* [GIVEN TASK]
Only the lines between the line holding "What Bokeh code" and the line holding "from bokeh.resources import INLINE", both of those included, should be copied exactly; drop the pictures.

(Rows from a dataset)
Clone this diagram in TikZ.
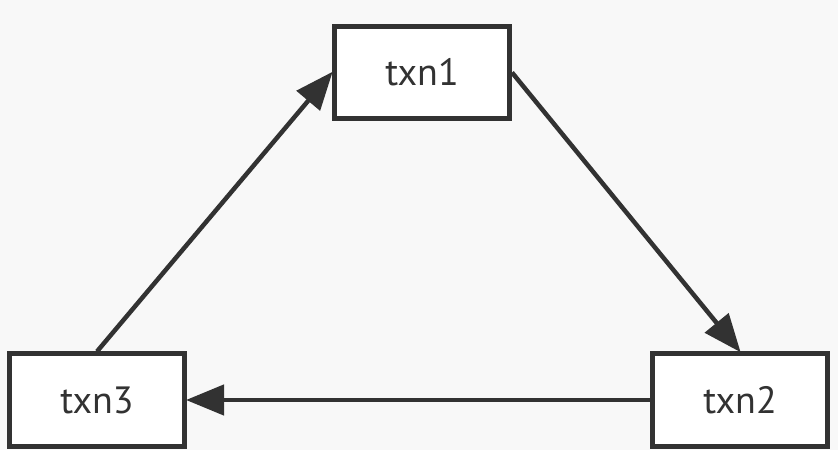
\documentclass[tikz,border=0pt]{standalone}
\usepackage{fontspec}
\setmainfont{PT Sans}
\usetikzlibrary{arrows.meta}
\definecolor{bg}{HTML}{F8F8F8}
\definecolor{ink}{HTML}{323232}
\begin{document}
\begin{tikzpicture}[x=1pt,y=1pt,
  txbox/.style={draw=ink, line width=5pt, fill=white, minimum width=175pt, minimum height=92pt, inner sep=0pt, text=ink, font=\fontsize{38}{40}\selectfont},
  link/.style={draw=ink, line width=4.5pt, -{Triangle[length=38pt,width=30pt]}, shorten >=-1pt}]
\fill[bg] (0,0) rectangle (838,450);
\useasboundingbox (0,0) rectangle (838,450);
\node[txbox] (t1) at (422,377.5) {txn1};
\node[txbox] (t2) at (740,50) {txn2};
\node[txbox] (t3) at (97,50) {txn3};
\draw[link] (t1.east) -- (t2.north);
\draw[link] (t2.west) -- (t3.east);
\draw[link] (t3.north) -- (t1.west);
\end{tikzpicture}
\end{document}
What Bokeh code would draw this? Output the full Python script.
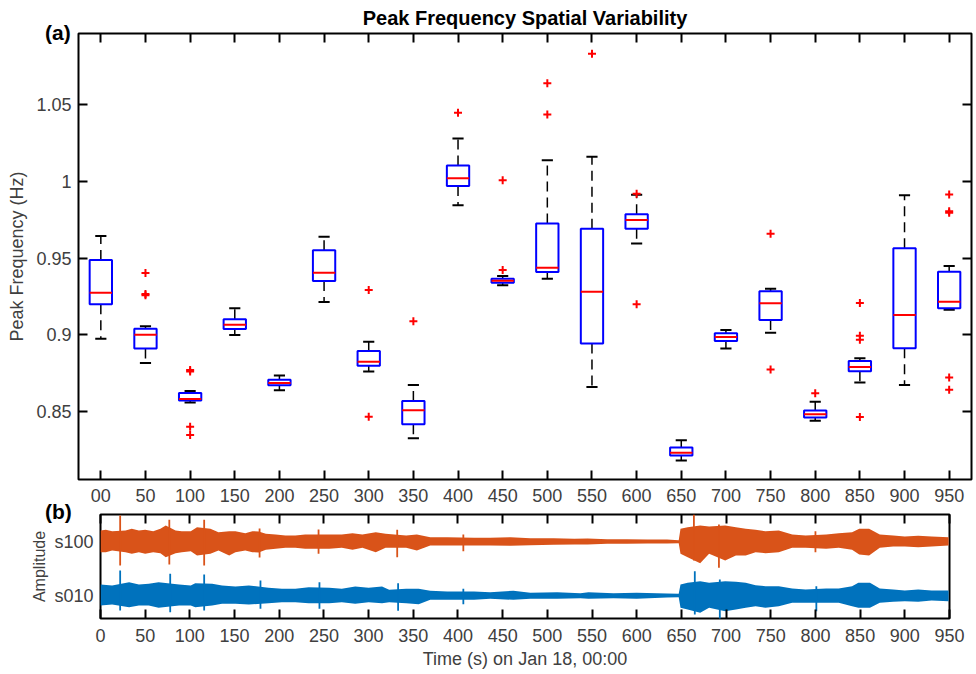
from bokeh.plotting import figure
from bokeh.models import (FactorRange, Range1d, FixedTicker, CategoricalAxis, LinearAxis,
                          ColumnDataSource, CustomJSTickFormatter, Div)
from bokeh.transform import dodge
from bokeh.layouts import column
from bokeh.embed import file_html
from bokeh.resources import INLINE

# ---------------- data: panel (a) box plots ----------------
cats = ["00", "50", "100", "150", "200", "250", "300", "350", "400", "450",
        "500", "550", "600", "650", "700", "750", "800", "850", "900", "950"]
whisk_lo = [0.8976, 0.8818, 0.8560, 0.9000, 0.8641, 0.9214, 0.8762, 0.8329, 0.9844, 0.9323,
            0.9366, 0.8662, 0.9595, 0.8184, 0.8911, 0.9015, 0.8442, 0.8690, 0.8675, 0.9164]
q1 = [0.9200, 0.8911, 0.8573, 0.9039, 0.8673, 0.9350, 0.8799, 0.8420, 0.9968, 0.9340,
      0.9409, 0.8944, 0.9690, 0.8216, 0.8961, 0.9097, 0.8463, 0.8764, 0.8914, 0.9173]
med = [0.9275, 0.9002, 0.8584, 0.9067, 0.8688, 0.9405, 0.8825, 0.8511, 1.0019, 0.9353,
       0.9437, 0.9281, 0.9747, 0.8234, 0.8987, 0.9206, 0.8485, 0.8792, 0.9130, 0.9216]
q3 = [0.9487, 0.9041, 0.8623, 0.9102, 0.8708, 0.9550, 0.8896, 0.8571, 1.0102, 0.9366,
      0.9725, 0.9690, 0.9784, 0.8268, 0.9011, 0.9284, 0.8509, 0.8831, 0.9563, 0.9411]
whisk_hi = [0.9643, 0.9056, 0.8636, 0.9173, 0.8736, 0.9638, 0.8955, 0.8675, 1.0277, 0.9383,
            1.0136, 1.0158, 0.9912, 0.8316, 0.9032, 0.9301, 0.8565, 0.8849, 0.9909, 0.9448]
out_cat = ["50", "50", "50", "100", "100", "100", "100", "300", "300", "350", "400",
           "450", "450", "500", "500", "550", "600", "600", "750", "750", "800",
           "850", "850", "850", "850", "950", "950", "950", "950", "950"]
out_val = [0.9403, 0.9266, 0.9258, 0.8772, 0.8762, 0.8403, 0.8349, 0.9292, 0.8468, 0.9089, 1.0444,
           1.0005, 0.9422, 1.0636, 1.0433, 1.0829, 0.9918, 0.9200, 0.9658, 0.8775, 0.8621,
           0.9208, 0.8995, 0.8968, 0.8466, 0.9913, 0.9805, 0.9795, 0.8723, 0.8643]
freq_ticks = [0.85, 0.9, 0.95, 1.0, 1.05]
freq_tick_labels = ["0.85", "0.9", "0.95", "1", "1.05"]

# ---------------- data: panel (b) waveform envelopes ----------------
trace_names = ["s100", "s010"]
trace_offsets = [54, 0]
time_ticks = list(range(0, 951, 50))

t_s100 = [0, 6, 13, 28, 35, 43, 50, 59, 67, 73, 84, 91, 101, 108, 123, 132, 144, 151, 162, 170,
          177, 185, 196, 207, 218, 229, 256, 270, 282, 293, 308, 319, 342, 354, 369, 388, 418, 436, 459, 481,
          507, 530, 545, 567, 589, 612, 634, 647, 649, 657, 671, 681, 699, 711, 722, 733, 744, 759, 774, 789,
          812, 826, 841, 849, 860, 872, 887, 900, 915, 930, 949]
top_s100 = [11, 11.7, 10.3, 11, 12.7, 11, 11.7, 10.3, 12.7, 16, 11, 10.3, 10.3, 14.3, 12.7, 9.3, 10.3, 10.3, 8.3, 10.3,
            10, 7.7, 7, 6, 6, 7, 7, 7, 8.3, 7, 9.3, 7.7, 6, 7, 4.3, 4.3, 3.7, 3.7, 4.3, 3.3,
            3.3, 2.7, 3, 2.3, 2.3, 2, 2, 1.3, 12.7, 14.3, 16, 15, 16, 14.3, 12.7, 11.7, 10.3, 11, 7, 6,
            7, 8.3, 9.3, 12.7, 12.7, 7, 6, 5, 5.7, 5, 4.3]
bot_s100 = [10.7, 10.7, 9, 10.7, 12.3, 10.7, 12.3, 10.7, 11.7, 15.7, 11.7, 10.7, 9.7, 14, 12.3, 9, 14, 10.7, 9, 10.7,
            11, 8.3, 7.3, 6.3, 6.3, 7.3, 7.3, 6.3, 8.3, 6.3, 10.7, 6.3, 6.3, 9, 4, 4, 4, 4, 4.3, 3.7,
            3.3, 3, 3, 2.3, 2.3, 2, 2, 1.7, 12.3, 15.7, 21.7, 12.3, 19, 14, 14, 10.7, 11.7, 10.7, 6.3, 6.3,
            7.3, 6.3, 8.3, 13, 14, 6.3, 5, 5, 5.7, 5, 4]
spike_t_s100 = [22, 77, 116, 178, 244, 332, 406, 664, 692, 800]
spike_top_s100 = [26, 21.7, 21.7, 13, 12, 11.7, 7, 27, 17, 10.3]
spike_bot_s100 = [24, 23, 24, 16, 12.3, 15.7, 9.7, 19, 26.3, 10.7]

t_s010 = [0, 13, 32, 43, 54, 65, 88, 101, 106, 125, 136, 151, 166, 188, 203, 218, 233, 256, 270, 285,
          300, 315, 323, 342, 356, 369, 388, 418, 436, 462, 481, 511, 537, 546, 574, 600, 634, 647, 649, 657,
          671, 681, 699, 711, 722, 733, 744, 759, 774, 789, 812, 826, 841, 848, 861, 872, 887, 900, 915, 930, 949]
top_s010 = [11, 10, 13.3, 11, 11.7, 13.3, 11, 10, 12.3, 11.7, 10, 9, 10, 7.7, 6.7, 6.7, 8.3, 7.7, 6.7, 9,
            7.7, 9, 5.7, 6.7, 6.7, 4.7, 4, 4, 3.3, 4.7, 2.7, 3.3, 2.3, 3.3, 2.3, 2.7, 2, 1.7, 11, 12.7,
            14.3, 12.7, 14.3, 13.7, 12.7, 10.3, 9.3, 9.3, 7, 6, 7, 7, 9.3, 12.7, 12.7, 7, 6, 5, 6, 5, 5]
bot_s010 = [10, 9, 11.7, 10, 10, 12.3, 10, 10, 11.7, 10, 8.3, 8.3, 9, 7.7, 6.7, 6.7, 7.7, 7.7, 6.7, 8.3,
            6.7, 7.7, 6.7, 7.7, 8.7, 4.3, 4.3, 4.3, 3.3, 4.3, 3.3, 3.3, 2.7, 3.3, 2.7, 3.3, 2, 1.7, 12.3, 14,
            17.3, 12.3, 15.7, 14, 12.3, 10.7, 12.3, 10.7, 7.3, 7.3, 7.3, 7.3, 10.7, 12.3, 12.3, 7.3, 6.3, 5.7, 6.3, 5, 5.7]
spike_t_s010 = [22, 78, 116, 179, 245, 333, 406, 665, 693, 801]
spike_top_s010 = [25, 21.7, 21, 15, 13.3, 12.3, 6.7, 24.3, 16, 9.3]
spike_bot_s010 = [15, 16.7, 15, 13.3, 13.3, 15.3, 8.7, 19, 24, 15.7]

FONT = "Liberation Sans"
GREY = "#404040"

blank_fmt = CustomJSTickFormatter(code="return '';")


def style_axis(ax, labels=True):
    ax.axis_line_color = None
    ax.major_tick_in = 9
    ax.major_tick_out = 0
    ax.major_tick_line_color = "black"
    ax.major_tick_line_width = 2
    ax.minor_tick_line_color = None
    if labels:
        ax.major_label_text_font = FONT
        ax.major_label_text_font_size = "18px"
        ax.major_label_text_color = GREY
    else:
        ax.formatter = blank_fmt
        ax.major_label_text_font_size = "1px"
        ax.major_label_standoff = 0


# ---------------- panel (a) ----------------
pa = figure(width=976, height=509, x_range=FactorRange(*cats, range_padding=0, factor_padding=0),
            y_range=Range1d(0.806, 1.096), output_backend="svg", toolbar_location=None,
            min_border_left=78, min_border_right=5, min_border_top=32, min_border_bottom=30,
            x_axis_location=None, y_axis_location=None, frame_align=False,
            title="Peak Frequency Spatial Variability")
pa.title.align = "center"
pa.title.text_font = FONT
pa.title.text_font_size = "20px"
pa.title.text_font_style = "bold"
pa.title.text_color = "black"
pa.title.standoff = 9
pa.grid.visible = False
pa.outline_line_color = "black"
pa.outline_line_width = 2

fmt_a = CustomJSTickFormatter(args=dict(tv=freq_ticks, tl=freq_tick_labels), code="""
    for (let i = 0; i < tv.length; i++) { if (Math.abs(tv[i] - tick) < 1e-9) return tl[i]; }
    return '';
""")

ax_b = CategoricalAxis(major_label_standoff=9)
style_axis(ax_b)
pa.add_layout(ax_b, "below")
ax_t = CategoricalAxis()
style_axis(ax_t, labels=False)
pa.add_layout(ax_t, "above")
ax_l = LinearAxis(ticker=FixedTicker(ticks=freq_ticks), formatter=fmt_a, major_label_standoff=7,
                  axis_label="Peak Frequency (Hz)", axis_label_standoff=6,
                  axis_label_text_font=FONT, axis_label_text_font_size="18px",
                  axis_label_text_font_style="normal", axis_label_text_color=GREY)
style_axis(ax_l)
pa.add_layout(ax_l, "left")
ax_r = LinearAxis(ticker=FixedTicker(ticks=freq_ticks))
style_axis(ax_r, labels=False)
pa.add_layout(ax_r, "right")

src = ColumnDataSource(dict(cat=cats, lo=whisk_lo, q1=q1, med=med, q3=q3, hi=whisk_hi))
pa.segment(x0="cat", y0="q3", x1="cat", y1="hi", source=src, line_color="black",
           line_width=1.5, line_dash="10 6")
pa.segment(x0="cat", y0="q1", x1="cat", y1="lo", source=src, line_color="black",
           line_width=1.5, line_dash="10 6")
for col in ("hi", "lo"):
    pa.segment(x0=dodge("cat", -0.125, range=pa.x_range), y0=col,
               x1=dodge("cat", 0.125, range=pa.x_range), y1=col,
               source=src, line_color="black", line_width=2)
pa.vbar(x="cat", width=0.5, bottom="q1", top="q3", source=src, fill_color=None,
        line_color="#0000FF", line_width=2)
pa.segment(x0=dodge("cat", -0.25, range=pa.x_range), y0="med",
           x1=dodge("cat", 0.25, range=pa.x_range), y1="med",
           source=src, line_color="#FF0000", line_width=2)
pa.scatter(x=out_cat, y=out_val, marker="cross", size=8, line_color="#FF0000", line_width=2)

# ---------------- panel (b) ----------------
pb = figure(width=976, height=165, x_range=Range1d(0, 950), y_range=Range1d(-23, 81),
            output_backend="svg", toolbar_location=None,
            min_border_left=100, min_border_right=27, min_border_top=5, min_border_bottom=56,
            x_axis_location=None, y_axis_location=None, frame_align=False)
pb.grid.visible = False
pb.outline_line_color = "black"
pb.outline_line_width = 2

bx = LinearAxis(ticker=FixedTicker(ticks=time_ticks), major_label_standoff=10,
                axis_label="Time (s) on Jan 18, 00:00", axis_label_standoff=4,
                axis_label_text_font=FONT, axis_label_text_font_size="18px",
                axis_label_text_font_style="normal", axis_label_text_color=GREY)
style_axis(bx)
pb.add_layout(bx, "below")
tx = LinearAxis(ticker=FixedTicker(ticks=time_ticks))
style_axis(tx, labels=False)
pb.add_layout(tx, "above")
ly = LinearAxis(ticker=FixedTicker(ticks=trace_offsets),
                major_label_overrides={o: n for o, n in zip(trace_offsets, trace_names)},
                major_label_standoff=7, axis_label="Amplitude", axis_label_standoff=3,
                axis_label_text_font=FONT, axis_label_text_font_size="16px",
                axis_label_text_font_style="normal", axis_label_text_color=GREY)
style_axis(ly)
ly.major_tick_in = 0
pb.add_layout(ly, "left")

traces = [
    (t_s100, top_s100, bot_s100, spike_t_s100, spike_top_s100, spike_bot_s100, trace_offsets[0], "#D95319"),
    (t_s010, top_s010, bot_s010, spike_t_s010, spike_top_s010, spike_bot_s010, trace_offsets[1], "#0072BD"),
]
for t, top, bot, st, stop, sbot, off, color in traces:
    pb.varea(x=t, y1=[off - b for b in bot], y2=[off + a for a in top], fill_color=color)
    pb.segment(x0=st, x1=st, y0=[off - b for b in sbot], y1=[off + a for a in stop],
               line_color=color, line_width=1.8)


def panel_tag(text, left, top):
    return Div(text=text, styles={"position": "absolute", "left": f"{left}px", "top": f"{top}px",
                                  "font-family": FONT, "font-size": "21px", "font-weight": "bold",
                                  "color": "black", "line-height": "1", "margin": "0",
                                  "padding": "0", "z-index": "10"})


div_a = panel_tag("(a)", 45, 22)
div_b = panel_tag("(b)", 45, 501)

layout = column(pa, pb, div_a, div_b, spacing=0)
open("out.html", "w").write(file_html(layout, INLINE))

* [FINAL RESULT]
What Bokeh code would draw this? Output the full Python script.
from bokeh.plotting import figure
from bokeh.models import (FactorRange, Range1d, FixedTicker, CategoricalAxis, LinearAxis,
                          ColumnDataSource, CustomJSTickFormatter, Div)
from bokeh.transform import dodge
from bokeh.layouts import column
from bokeh.embed import file_html
from bokeh.resources import INLINE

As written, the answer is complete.